More than just mortgages: Interest rate hikes affect farming too
August 28, 2023
LITTLE ROCK — Expect one more interest rate hike before the end of the year, says Ryan Loy, extension economist for the University of Arkansas System Division of Agriculture.
In his newly released fact sheet “How are Interest Rates Influenced?” Loy discusses the rationale behind this year’s interest rate increases, the intended impacts and what it means to farmers and consumers.
So far this year, the Federal Reserve has raised interest rates four times, raising it by 0.25 percent on Feb. 1, again on March 22, May 3 and on July 26.
When the Federal Open Market Committee meets again in September “the expectation for market insiders and market outlooks is that they’re going to raise it again,” Loy said in an interview on Tuesday. “If they choose not to, then that’s going have a kind of tumultuous impact versus if they just continue with the status quo.
“We’re not really sure what to expect, but it’s likely there will be at least one more interest rate hike by the end of the year of about 0.25 percent,” Loy said.
On Friday, Fed Chair Jerome Powell said that there was some improvement, more action was needed to keep inflation reined in.
“At upcoming meetings, we will assess our progress based on the totality of the data and the evolving outlook and risks. Based on this assessment, we will proceed carefully as we decide whether to tighten further or, instead, to hold the policy rate constant and await further data,” Powell said.
While most people think of mortgages when they hear about interest rate hikes, there are many more lending actions that are affected, Loy said, adding that farmers who need operating loans need to be paying close attention to the Fed’s actions.
“If they need an operating loan, they should get it now,” Loy said. “If the outlook is that interest rates are going to continue to rise and at the very least it seems like they’re not going to go down quickly then time is of the essence. They’d better do this now because if it continues on this trajectory, then they’ll be paying even more in interest per acre.”
According to the Kansas City Fed, operating loan rates are typically higher than the effective federal funds rate. A survey of lending terms to farmers for the 10th financial district showed that, on average, a producer paid an 8.03 percent fixed interest rate for operating loans in the second quarter of 2023, compared with what was the current federal funds rate of 5.08 percent.

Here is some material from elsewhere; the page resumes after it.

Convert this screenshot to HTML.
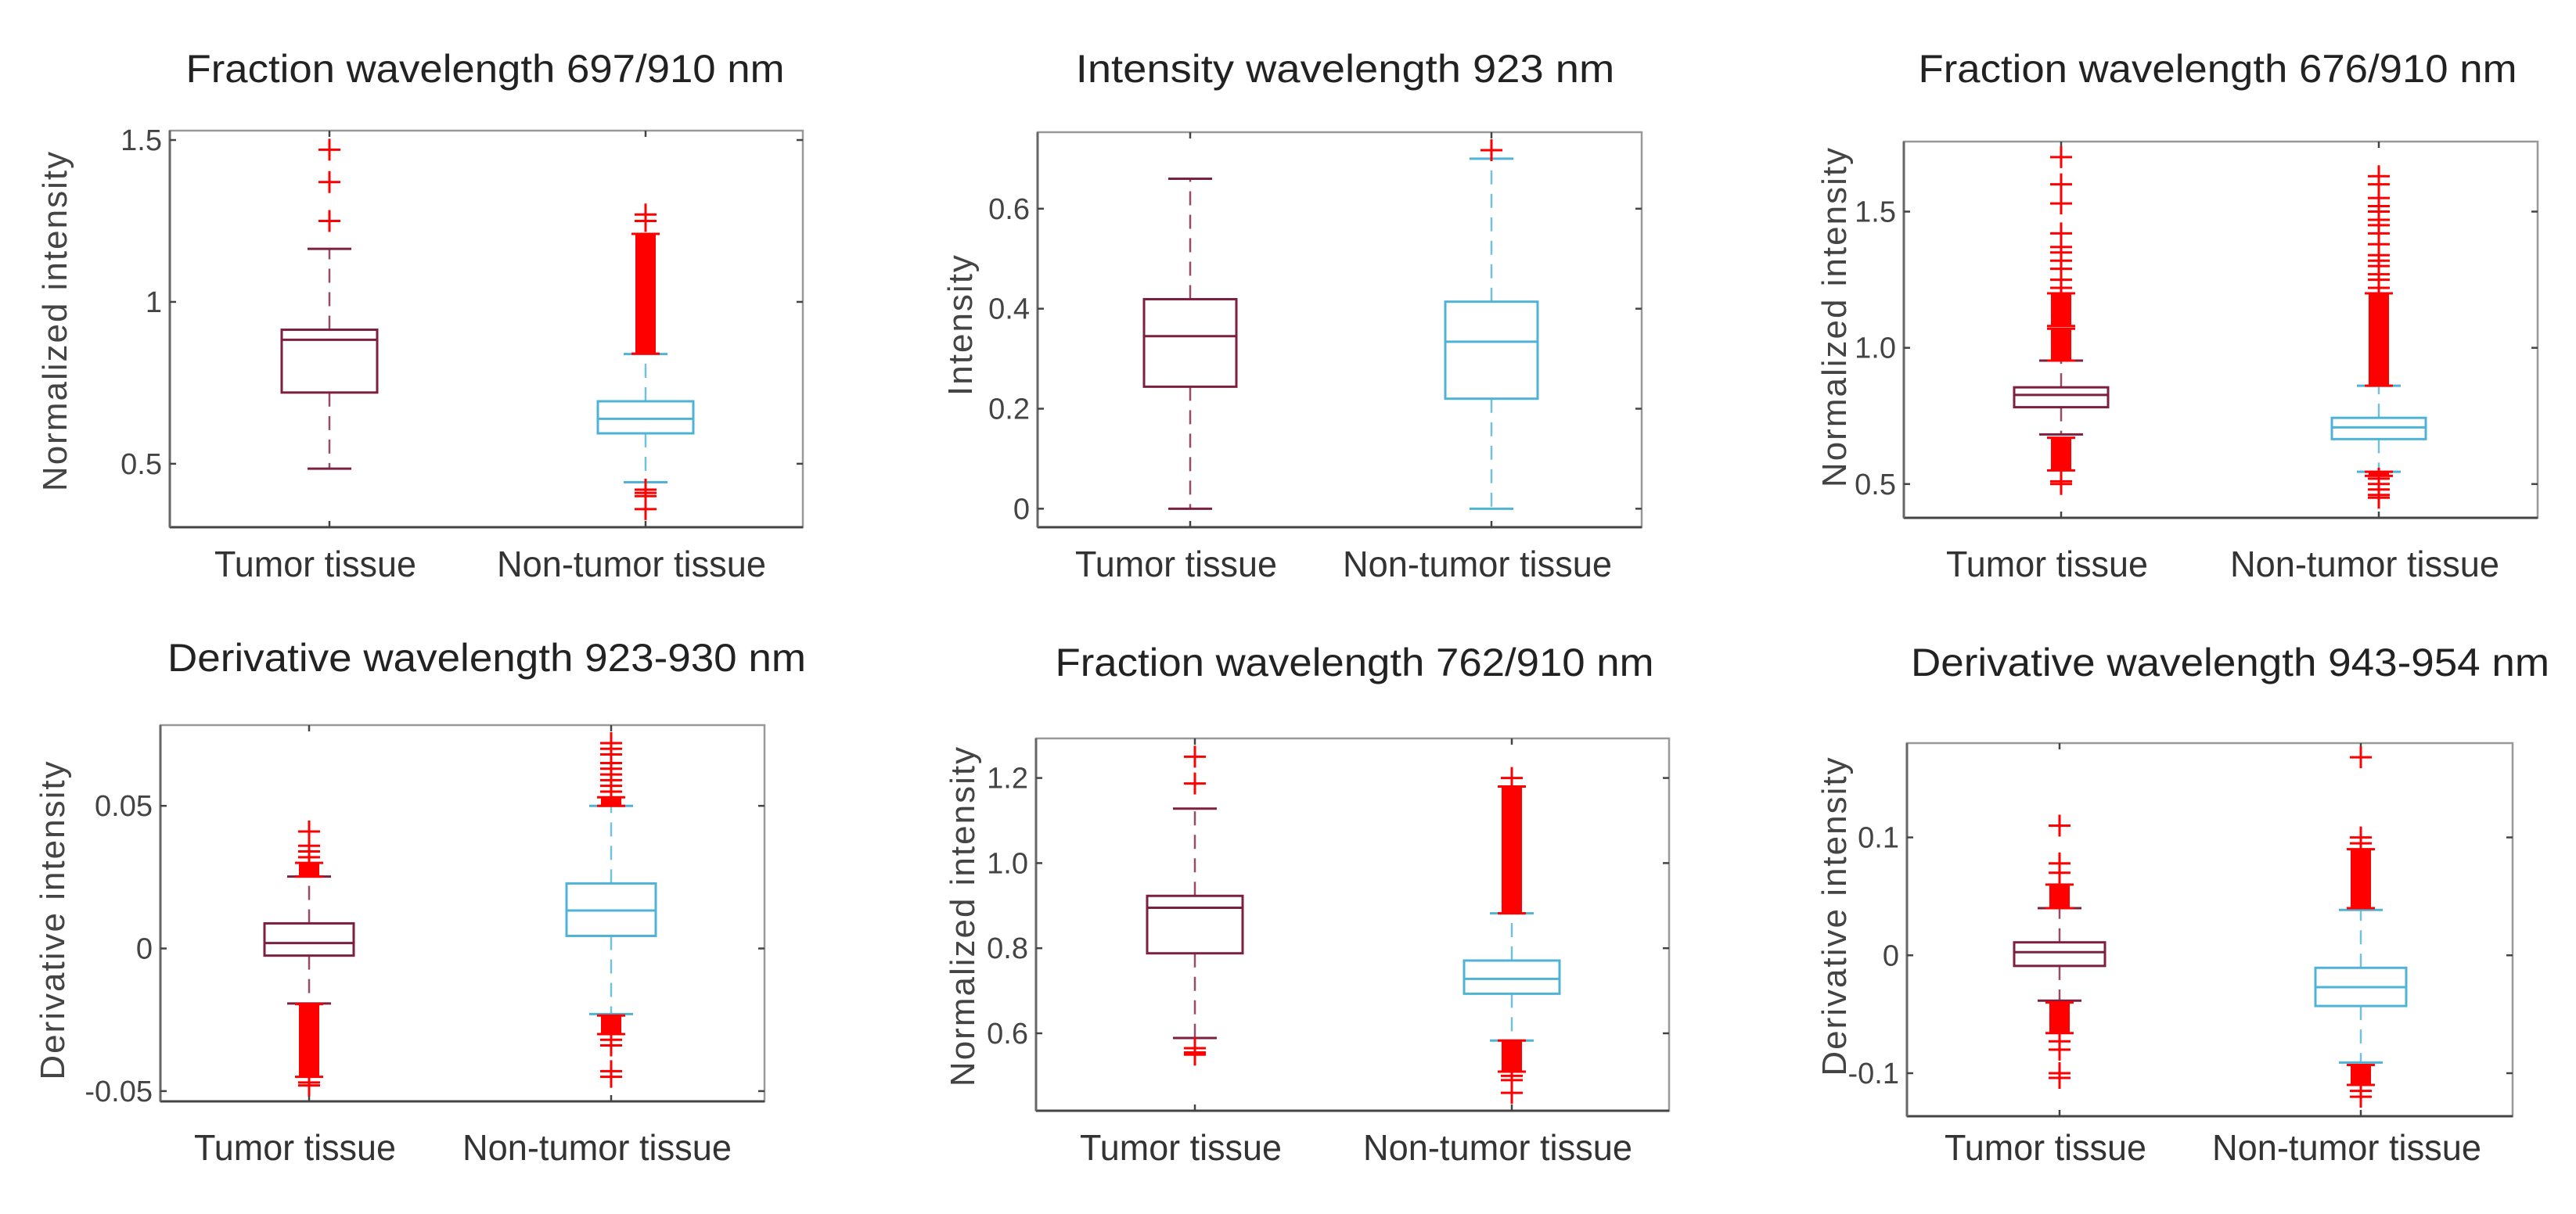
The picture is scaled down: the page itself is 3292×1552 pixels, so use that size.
<!DOCTYPE html>
<html><head><meta charset="utf-8"><style>
html,body{margin:0;padding:0;background:#fff;}
svg{display:block;}
text{font-family:"Liberation Sans",sans-serif;}
</style></head><body>
<svg id="fig" width="3292" height="1552" viewBox="0 0 3292 1552" xmlns="http://www.w3.org/2000/svg"></svg>
<script>
// ---------- data ----------
const categories = ["Tumor tissue", "Non-tumor tissue"];
const titles = ["Fraction wavelength 697/910 nm","Intensity wavelength 923 nm","Fraction wavelength 676/910 nm",
  "Derivative wavelength 923-930 nm","Fraction wavelength 762/910 nm","Derivative wavelength 943-954 nm"];
const yTitles = ["Normalized intensity","Intensity","Normalized intensity","Derivative intensity","Normalized intensity","Derivative intensity"];

// stats: [lowerWhisker, q1, median, q3, upperWhisker]
const p1Range=[0.304,1.529]; const p1Ticks=[0.5,1,1.5]; const p1TickLabels=["0.5","1","1.5"];
const p1Tumor=[0.485,0.72,0.883,0.914,1.164]; const p1Non=[0.443,0.594,0.639,0.693,0.839];
const p1TumorOut=[1.25,1.37,1.47]; const p1NonOut=[1.25,1.27,0.42,0.41,0.40,0.36];
const p1TumorDense=[]; const p1NonDense=[[0.84,1.21]];

const p2Range=[-0.037,0.753]; const p2Ticks=[0,0.2,0.4,0.6]; const p2TickLabels=["0","0.2","0.4","0.6"];
const p2Tumor=[0,0.244,0.345,0.419,0.66]; const p2Non=[0,0.22,0.334,0.414,0.70];
const p2TumorOut=[]; const p2NonOut=[0.717];
const p2TumorDense=[]; const p2NonDense=[];

const p3Range=[0.376,1.757]; const p3Ticks=[0.5,1.0,1.5]; const p3TickLabels=["0.5","1.0","1.5"];
const p3Tumor=[0.682,0.782,0.827,0.855,0.953]; const p3Non=[0.545,0.665,0.708,0.743,0.861];
const p3TumorOut=[1.70,1.60,1.53,1.42,1.37,1.35,1.32,1.29,1.25,1.22,0.50,0.51];
const p3NonOut=[1.63,1.60,1.55,1.52,1.50,1.47,1.45,1.42,1.38,1.34,1.32,1.30,1.27,1.25,1.22,0.52,0.50,0.48,0.46,0.45];
const p3TumorDense=[[0.953,1.07],[1.08,1.2],[0.55,0.67]]; const p3NonDense=[[0.861,1.2],[0.53,0.545]];

const p4Range=[-0.0536,0.0783]; const p4Ticks=[-0.05,0,0.05]; const p4TickLabels=["-0.05","0","0.05"];
const p4Tumor=[-0.0193,-0.0025,0.0019,0.0088,0.0252]; const p4Non=[-0.023,0.0044,0.0133,0.0228,0.05];
const p4TumorOut=[0.032,0.034,0.036,0.041,-0.047,-0.048];
const p4NonOut=[0.055,0.057,0.059,0.061,0.063,0.065,0.068,0.070,0.072,-0.032,-0.034,-0.043,-0.045];
const p4TumorDense=[[0.0252,0.030],[-0.045,-0.0195]]; const p4NonDense=[[0.05,0.053],[-0.030,-0.0235]];

const p5Range=[0.418,1.293]; const p5Ticks=[0.6,0.8,1.0,1.2]; const p5TickLabels=["0.6","0.8","1.0","1.2"];
const p5Tumor=[0.589,0.788,0.895,0.923,1.128]; const p5Non=[0.583,0.693,0.728,0.771,0.882];
const p5TumorOut=[1.25,1.187,0.565,0.555,0.55]; const p5NonOut=[1.2,1.18,0.50,0.49,0.46];
const p5TumorDense=[]; const p5NonDense=[[0.882,1.18],[0.51,0.583]];

const p6Range=[-0.1365,0.180]; const p6Ticks=[-0.1,0,0.1]; const p6TickLabels=["-0.1","0","0.1"];
const p6Tumor=[-0.0385,-0.009,0.0027,0.011,0.040]; const p6Non=[-0.091,-0.043,-0.027,-0.0106,0.0385];
const p6TumorOut=[0.11,0.07,0.078,-0.073,-0.08,-0.1,-0.104];
const p6NonOut=[0.168,0.1,0.095,-0.115,-0.12];
const p6TumorDense=[[0.04,0.06],[-0.066,-0.04]]; const p6NonDense=[[0.04,0.09],[-0.11,-0.093]];

// ---------- layout (pixels, not data) ----------
const layout=[
 {ax:[217,167,1026,674], cx:[421,825], hw:61, tx:620, ty:105, yx:70, yy:410, lx:737},
 {ax:[1326,169,2098,674], cx:[1521,1906], hw:59, tx:1719, ty:105, yx:1227, yy:415, lx:737},
 {ax:[2433,181,3243,662], cx:[2634,3040], hw:60, tx:2834, ty:105, yx:2344, yy:405, lx:737},
 {ax:[205,927,977,1408], cx:[395,781], hw:57, tx:622, ty:858, yx:67, yy:1176, lx:1483},
 {ax:[1324,944,2133,1420], cx:[1527,1932], hw:61, tx:1731, ty:864, yx:1230, yy:1171, lx:1483},
 {ax:[2437,950,3211,1427], cx:[2632,3017], hw:58, tx:2850, ty:864, yx:2344, yy:1171, lx:1483}
];
const panels=[
 [p1Range,p1Ticks,p1TickLabels,p1Tumor,p1Non,p1TumorOut,p1NonOut,p1TumorDense,p1NonDense],
 [p2Range,p2Ticks,p2TickLabels,p2Tumor,p2Non,p2TumorOut,p2NonOut,p2TumorDense,p2NonDense],
 [p3Range,p3Ticks,p3TickLabels,p3Tumor,p3Non,p3TumorOut,p3NonOut,p3TumorDense,p3NonDense],
 [p4Range,p4Ticks,p4TickLabels,p4Tumor,p4Non,p4TumorOut,p4NonOut,p4TumorDense,p4NonDense],
 [p5Range,p5Ticks,p5TickLabels,p5Tumor,p5Non,p5TumorOut,p5NonOut,p5TumorDense,p5NonDense],
 [p6Range,p6Ticks,p6TickLabels,p6Tumor,p6Non,p6TumorOut,p6NonOut,p6TumorDense,p6NonDense]
];
const colors=["#7d2040","#4fb3d6"];
const NS="http://www.w3.org/2000/svg";
const svg=document.getElementById("fig");
function mk(tag,attrs,parent,txt){const e=document.createElementNS(NS,tag);for(const k in attrs)e.setAttribute(k,attrs[k]);if(txt!==undefined)e.textContent=txt;(parent||svg).appendChild(e);return e;}

panels.forEach((p,i)=>{
  const L=layout[i]; const [x0,y0,x1,y1]=L.ax; const [r0,r1]=p[0];
  const ys=v=>y1-(v-r0)/(r1-r0)*(y1-y0);
  const g=mk("g",{});
  
  
  const t=mk("text",{x:L.tx,y:L.ty,"text-anchor":"middle","font-size":50,fill:"#222",textLength:titles[i].length*25.5,lengthAdjust:"spacingAndGlyphs"},g,titles[i]);
  
  
  const yt=mk("text",{x:0,y:0,"text-anchor":"middle","font-size":44,fill:"#444",transform:`translate(${L.yx+15},${L.yy}) rotate(-90)`,"letter-spacing":"2"},g,yTitles[i]);
  
  
  // axes box
  const fr=mk("rect",{x:x0,y:y0,width:x1-x0,height:y1-y0,fill:"none",stroke:"#999","stroke-width":2.5},g);
  
  
  mk("line",{x1:x0,y1:y1,x2:x1,y2:y1,stroke:"#444","stroke-width":3},g);
  mk("line",{x1:x0,y1:y0,x2:x0,y2:y1,stroke:"#666","stroke-width":3},g);
  // y ticks
  p[1].forEach((v,k)=>{
    const y=ys(v);
    mk("line",{x1:x0,y1:y,x2:x0+8,y2:y,stroke:"#444","stroke-width":2.5},g);
    mk("line",{x1:x1,y1:y,x2:x1-8,y2:y,stroke:"#444","stroke-width":2.5},g);
    const tl=mk("text",{x:x0-10,y:y+13,"text-anchor":"end","font-size":38,fill:"#444"},g,p[2][k]);
    
    
  });
  // categories
  [0,1].forEach(c=>{
    const cx=L.cx[c]; const st=p[3+c]; const col=colors[c];
    mk("line",{x1:cx,y1:y0,x2:cx,y2:y0+8,stroke:"#444","stroke-width":2.5},g);
    mk("line",{x1:cx,y1:y1,x2:cx,y2:y1-8,stroke:"#444","stroke-width":2.5},g);
    const xl=mk("text",{x:cx-18,y:L.lx,"text-anchor":"middle","font-size":46,fill:"#333",textLength:categories[c].length*21.5,lengthAdjust:"spacingAndGlyphs"},g,categories[c]);
    
    
    // whiskers
    const w1=mk("line",{x1:cx,y1:ys(st[3]),x2:cx,y2:ys(st[4]),stroke:col,"stroke-width":2.5,"stroke-dasharray":"18 12",opacity:0.8},g);
    
    
    const w2=mk("line",{x1:cx,y1:ys(st[1]),x2:cx,y2:ys(st[0]),stroke:col,"stroke-width":2.5,"stroke-dasharray":"18 12",opacity:0.8},g);
    
    
    [st[0],st[4]].forEach(v=>{
      const cap=mk("line",{x1:cx-28,y1:ys(v),x2:cx+28,y2:ys(v),stroke:col,"stroke-width":3},g);
      
      
    });
    // dense outlier blocks
    p[7+c].forEach(d=>{
      const r=mk("rect",{x:cx-13,y:ys(d[1]),width:26,height:Math.max(3,ys(d[0])-ys(d[1])),fill:"#f00"},g);
      
      
      mk("line",{x1:cx-18,y1:ys(d[1]),x2:cx+18,y2:ys(d[1]),stroke:"#f00","stroke-width":3},g);
      mk("line",{x1:cx-18,y1:ys(d[0]),x2:cx+18,y2:ys(d[0]),stroke:"#f00","stroke-width":3},g);
    });
    // outliers
    p[5+c].forEach(v=>{
      const y=ys(v);
      const o=mk("path",{d:`M${cx-14},${y}H${cx+14}M${cx},${y-14}V${y+14}`,stroke:"#f00","stroke-width":3,fill:"none"},g);
      
      
    });
    // box
    const b=mk("rect",{x:cx-L.hw,y:ys(st[3]),width:2*L.hw,height:ys(st[1])-ys(st[3]),fill:"none",stroke:col,"stroke-width":3},g);
    
    
    const m=mk("line",{x1:cx-L.hw,y1:ys(st[2]),x2:cx+L.hw,y2:ys(st[2]),stroke:col,"stroke-width":3},g);
    
    
  });
});
</script>
</body></html>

The 10th financial district includes parts of Oklahoma, Missouri and five other states, but not Arkansas. However, the Kansas City Fed is the only one of the 12 Federal Reserve Banks with an agriculture lending survey.
“Agricultural lending has become increasingly expensive, combined with historically high production costs creating an even more financially stressed agricultural sector,” Loysaid.
Loy said the rising interest rates should have eligible farmers looking toward loans from the U.S. Department of Agriculture’s Farm Service Agency loans.
Simplified budget from FSA73, a fact sheet on interest rates and thier implications for agriculture. (U of A System Division of Agriculture image)
“If they’re beginning farmers and ranchers who are underserved, or if they were affected by the pandemic in any way, then they can go to the FSA and get USDA loans which are right about 4.5 percent,” Loy said. “So those are a lot more attractive.”
Why rates are rising
While the underlying economy is strong and employment hovering around 3.5 percent, the Fed is “still trying to curb the amount of money that’s in the marketplace,” Loy said. “I think there’s too much supply of money in the marketplace and they’re trying to take it out so the demand for it rises. It all boils down to simple supply and demand.
“If there’s less money in the marketplace you are going be less willing to spend it or they’re going be less willing to try to get loans which at least in that aspect it’s worked a little bit,” he said.
Still, Loy called the current economy “weird,” in that despite inflation, people are still spending and despite the low unemployment rate, “every business from here to Timbuktu has got ‘help wanted’ signs out.”
“It’s a very interesting time in the economy right now and a lot of it doesn’t make sense,” Loy said. “And I think that all comes back to how there are so many opposing signals.”
Loy said current Fed chairman Jerome Powell is looking “to curb inflation while not slowing it too much and forcing a hard-landing recession as was the case in 1980.”
Loy also said Powell is looking back at the events that led to the Great Recession of 2008 “and he doesn’t want that to happen again.”